**Problem requirements**. Every line from the one holding "Recreate this image" through the one holding "const xTicks = [10, 20, 30];" should be returned exactly, both included; the pictures should not.

**Dataset extract**.
— Start —

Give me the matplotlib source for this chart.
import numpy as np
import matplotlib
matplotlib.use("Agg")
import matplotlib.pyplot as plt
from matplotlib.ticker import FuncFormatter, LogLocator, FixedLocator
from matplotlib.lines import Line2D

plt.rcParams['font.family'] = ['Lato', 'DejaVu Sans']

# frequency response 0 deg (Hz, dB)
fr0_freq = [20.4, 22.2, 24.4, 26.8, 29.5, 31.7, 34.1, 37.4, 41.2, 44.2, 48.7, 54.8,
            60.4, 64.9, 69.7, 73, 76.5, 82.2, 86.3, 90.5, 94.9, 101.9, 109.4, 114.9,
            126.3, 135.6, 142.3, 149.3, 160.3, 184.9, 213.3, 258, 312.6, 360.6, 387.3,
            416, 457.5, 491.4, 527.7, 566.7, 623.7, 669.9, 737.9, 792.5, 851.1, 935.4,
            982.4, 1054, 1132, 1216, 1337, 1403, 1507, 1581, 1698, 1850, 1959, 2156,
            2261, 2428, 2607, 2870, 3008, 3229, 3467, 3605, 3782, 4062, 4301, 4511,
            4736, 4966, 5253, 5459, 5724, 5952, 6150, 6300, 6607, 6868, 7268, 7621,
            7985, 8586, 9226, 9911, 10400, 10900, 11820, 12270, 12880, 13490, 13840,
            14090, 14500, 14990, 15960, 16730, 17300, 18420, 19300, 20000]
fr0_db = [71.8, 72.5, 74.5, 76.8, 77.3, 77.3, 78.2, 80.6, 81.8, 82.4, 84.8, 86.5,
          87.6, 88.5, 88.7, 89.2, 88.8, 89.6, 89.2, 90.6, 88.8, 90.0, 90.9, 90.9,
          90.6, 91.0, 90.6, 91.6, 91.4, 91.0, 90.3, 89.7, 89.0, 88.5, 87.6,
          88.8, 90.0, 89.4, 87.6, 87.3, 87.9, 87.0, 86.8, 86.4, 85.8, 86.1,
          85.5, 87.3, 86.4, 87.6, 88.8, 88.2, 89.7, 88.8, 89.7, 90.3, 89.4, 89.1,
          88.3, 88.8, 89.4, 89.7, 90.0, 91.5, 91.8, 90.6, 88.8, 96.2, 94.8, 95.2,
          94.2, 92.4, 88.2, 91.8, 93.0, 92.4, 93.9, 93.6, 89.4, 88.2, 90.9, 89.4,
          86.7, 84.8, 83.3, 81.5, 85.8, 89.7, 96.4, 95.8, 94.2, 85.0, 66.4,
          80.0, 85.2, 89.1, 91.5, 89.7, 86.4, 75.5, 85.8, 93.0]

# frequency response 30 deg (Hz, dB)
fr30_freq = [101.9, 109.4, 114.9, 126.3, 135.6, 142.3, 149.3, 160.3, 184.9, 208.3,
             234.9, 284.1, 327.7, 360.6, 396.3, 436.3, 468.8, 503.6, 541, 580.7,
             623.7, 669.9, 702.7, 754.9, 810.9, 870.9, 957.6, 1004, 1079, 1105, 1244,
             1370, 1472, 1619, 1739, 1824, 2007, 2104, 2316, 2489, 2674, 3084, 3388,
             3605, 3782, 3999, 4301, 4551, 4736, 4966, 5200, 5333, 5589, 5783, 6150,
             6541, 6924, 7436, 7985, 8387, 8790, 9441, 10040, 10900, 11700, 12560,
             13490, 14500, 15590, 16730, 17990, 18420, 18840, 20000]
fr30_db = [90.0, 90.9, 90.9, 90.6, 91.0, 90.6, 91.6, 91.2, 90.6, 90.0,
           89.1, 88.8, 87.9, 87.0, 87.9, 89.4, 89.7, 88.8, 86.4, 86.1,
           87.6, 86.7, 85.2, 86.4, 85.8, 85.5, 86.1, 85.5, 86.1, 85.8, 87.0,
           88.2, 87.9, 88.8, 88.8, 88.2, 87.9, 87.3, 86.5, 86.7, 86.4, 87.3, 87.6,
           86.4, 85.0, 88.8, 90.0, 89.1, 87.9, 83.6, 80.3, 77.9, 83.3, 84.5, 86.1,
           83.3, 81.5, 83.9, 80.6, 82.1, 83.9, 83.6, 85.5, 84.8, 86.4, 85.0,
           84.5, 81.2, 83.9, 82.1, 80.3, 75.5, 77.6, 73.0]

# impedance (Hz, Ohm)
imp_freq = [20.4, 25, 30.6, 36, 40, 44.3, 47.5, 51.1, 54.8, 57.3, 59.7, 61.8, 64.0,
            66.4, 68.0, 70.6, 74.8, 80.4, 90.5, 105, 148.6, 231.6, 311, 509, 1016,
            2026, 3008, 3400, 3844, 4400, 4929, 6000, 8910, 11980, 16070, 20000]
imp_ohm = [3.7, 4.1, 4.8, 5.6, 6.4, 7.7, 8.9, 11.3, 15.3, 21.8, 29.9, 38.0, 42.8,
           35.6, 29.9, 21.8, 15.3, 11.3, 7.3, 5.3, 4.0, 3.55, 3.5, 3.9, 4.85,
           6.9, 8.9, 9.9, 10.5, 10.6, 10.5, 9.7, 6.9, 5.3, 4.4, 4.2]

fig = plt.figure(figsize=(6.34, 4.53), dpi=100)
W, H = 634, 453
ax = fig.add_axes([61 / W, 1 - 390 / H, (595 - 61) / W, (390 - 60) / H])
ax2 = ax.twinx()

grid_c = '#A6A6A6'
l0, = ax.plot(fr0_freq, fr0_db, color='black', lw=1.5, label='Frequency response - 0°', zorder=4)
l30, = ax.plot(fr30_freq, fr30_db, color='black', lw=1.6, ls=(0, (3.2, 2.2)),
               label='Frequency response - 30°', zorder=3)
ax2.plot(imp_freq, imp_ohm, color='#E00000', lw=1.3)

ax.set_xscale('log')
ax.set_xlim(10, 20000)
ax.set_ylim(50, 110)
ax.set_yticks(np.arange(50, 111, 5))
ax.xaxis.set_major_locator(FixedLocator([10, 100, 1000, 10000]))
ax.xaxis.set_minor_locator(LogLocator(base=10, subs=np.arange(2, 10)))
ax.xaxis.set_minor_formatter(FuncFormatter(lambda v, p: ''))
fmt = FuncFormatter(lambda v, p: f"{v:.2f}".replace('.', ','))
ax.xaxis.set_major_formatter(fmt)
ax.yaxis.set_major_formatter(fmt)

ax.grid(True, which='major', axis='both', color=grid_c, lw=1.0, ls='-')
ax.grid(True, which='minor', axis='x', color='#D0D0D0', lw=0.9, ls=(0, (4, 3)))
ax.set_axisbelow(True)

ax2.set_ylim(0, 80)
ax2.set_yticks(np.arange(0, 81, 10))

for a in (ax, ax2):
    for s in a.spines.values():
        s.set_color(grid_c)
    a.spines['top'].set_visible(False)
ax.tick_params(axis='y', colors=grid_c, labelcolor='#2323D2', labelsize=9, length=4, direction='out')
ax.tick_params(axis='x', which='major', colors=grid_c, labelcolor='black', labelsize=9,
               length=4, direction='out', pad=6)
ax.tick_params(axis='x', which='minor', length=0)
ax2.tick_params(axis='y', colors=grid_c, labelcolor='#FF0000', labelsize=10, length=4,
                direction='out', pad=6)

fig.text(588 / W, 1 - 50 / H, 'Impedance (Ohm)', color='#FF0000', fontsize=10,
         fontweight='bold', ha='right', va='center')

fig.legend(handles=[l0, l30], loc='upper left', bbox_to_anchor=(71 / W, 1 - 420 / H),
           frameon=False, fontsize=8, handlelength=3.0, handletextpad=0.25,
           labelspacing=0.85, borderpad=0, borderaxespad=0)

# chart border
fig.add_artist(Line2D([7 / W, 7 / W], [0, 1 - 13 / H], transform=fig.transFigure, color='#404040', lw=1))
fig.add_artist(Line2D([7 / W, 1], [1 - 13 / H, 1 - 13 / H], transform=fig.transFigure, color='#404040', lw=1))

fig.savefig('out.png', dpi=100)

— End —
— Start —

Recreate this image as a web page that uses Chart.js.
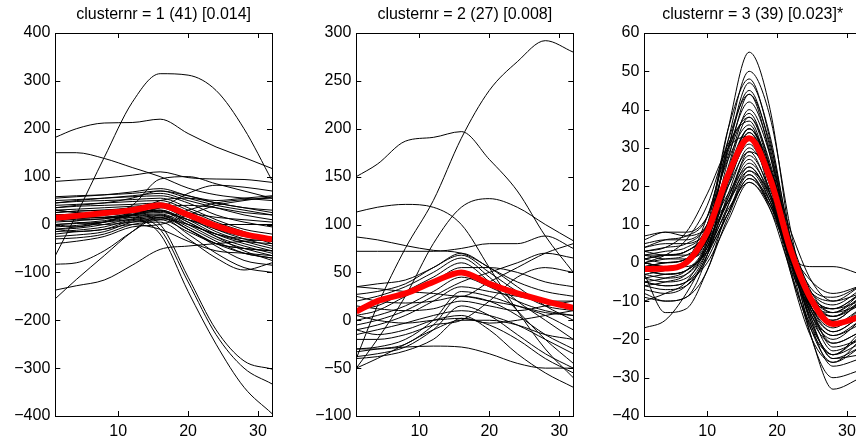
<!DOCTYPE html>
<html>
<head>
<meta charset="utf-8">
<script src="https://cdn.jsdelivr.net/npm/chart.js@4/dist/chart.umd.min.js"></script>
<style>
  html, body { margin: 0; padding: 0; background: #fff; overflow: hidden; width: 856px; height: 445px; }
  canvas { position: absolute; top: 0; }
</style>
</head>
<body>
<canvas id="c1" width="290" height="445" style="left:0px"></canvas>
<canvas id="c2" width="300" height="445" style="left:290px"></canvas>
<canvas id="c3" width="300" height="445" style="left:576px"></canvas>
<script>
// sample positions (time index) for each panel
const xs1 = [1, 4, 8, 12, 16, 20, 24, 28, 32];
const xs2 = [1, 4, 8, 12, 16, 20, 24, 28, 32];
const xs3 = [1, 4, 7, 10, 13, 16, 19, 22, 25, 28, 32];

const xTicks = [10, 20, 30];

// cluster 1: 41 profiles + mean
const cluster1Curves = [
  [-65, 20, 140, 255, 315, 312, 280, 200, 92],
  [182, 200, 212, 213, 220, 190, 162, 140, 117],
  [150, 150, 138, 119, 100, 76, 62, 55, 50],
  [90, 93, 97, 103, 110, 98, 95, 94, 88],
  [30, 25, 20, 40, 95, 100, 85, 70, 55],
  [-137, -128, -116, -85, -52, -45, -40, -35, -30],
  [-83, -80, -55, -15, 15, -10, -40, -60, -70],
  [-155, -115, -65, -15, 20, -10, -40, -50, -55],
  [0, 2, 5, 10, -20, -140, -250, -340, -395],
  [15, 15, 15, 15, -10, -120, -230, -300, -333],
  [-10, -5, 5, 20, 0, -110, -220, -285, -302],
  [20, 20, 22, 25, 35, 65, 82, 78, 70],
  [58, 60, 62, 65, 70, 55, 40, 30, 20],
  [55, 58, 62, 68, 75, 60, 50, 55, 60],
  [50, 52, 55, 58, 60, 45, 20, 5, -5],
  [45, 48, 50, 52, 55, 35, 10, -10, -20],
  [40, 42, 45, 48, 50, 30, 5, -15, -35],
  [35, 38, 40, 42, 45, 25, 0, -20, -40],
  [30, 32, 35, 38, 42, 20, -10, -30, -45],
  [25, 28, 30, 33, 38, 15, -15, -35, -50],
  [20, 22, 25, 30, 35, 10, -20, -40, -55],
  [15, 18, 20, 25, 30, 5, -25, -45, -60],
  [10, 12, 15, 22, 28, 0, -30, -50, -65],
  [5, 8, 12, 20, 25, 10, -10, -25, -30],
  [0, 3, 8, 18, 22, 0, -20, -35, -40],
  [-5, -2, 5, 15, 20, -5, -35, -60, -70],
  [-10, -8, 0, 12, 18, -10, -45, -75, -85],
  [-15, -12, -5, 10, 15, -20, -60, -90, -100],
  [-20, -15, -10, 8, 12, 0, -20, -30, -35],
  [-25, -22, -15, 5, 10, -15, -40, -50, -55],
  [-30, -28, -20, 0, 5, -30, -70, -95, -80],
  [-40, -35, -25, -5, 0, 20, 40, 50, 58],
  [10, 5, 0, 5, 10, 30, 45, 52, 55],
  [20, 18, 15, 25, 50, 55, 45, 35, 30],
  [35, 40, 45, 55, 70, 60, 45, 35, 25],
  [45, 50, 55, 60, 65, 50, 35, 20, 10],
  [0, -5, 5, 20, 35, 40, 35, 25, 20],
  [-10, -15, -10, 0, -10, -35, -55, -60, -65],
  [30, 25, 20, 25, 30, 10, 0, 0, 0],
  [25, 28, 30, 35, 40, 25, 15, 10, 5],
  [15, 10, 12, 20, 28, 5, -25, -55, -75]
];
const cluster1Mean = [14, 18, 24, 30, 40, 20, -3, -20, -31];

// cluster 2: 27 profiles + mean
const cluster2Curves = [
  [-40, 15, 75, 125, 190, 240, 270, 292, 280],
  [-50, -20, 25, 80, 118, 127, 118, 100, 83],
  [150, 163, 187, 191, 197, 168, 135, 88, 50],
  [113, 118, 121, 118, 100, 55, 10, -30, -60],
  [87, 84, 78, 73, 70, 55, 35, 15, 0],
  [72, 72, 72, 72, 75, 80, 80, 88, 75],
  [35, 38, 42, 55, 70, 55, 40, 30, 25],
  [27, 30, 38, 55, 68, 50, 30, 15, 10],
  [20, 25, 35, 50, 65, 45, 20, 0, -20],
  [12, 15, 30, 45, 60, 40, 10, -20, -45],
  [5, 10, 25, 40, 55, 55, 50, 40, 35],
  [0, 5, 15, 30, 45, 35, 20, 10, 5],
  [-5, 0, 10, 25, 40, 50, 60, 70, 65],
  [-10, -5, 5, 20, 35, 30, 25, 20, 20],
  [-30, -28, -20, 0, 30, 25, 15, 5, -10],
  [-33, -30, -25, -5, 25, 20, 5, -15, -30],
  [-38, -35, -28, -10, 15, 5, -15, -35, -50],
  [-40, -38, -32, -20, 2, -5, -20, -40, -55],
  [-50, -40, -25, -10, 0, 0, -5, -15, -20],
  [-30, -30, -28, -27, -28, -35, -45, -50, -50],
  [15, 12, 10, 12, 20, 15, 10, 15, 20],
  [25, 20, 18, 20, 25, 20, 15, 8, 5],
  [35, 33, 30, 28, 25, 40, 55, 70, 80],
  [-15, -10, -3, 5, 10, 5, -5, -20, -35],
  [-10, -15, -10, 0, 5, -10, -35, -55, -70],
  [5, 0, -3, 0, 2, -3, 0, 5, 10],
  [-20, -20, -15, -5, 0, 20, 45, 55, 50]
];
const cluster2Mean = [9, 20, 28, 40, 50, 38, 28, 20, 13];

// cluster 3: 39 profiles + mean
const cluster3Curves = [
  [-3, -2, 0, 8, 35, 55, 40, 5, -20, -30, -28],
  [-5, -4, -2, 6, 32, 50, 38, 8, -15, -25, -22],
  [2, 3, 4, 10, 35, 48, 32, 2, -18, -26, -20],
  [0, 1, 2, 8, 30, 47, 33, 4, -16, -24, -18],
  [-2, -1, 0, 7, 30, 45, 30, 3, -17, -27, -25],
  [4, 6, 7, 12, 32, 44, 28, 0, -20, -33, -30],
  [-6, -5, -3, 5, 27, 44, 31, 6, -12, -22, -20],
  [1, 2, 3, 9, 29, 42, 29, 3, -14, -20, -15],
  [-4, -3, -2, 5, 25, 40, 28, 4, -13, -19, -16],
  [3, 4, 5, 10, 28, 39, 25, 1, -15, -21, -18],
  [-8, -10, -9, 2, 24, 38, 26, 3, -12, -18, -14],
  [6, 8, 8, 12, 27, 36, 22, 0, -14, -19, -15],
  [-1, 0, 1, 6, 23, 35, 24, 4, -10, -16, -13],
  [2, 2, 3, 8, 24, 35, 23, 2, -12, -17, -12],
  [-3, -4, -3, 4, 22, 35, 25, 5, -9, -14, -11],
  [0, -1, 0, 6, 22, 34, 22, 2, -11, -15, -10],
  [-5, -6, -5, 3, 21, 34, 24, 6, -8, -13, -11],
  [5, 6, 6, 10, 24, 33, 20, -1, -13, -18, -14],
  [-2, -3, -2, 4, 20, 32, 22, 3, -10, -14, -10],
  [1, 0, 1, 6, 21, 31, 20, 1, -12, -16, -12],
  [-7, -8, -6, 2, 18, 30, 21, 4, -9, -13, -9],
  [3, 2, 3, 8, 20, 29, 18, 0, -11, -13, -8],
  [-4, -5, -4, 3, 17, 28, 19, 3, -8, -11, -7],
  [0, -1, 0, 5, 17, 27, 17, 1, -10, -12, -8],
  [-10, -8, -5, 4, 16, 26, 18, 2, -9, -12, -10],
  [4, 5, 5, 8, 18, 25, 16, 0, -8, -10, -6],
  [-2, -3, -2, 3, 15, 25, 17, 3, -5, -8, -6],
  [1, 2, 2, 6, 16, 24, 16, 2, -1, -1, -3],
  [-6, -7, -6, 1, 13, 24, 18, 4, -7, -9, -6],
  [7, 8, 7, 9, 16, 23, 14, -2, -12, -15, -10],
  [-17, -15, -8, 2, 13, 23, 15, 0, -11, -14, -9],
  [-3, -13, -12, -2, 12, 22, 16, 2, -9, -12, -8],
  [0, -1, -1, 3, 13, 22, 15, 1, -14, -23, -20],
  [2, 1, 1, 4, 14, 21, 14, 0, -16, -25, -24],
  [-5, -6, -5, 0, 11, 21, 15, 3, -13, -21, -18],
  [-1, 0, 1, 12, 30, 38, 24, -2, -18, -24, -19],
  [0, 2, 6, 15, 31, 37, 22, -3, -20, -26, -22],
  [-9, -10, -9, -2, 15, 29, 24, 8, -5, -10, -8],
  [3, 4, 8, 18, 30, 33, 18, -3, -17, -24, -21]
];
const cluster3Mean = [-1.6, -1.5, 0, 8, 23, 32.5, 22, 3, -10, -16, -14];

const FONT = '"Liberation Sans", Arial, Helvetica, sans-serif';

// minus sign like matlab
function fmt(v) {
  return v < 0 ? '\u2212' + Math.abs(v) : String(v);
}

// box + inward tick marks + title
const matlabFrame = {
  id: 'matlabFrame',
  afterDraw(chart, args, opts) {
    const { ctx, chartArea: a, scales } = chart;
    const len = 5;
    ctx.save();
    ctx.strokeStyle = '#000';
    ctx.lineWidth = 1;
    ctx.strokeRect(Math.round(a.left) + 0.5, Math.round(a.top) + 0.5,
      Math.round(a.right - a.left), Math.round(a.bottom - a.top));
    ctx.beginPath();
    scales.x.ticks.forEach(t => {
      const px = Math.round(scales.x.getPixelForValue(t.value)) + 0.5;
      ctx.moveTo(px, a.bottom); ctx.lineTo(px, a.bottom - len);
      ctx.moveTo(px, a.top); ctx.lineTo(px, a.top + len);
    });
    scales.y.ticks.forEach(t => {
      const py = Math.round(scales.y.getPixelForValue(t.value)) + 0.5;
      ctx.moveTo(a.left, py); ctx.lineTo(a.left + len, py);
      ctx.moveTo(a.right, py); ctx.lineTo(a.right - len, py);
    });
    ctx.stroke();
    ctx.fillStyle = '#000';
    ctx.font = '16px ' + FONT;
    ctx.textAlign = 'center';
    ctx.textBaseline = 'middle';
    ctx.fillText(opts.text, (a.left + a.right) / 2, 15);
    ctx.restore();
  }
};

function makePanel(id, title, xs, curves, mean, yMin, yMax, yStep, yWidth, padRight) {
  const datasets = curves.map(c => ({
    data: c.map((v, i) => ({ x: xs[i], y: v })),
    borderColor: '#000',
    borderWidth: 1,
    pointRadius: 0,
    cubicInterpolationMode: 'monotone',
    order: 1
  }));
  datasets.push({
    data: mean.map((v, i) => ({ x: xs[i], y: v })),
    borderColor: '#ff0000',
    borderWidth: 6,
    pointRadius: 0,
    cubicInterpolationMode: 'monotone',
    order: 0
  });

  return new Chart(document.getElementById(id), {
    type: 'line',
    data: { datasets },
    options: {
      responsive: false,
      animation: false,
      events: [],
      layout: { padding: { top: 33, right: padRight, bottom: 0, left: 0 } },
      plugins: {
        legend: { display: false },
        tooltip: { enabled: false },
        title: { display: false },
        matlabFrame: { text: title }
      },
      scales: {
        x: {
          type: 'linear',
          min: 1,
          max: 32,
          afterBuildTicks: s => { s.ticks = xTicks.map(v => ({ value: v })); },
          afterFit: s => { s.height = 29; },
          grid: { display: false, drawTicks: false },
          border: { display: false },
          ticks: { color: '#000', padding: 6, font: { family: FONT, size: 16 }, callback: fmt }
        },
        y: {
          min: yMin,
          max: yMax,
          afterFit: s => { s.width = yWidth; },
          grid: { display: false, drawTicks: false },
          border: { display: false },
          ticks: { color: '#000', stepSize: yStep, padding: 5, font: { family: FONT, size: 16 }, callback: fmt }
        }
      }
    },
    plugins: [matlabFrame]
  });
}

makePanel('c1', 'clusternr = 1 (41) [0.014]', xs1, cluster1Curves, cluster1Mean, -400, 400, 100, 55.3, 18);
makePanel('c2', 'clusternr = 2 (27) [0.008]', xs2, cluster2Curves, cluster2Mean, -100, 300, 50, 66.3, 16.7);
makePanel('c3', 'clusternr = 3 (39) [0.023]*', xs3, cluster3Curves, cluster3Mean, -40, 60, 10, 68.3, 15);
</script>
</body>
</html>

— End —

**Answer to the task**.
Recreate this image as a web page that uses Chart.js.
<!DOCTYPE html>
<html>
<head>
<meta charset="utf-8">
<script src="https://cdn.jsdelivr.net/npm/chart.js@4/dist/chart.umd.min.js"></script>
<style>
  html, body { margin: 0; padding: 0; background: #fff; overflow: hidden; width: 856px; height: 445px; }
  canvas { position: absolute; top: 0; }
</style>
</head>
<body>
<canvas id="c1" width="290" height="445" style="left:0px"></canvas>
<canvas id="c2" width="300" height="445" style="left:290px"></canvas>
<canvas id="c3" width="300" height="445" style="left:576px"></canvas>
<script>
// sample positions (time index) for each panel
const xs1 = [1, 4, 8, 12, 16, 20, 24, 28, 32];
const xs2 = [1, 4, 8, 12, 16, 20, 24, 28, 32];
const xs3 = [1, 4, 7, 10, 13, 16, 19, 22, 25, 28, 32];

const xTicks = [10, 20, 30];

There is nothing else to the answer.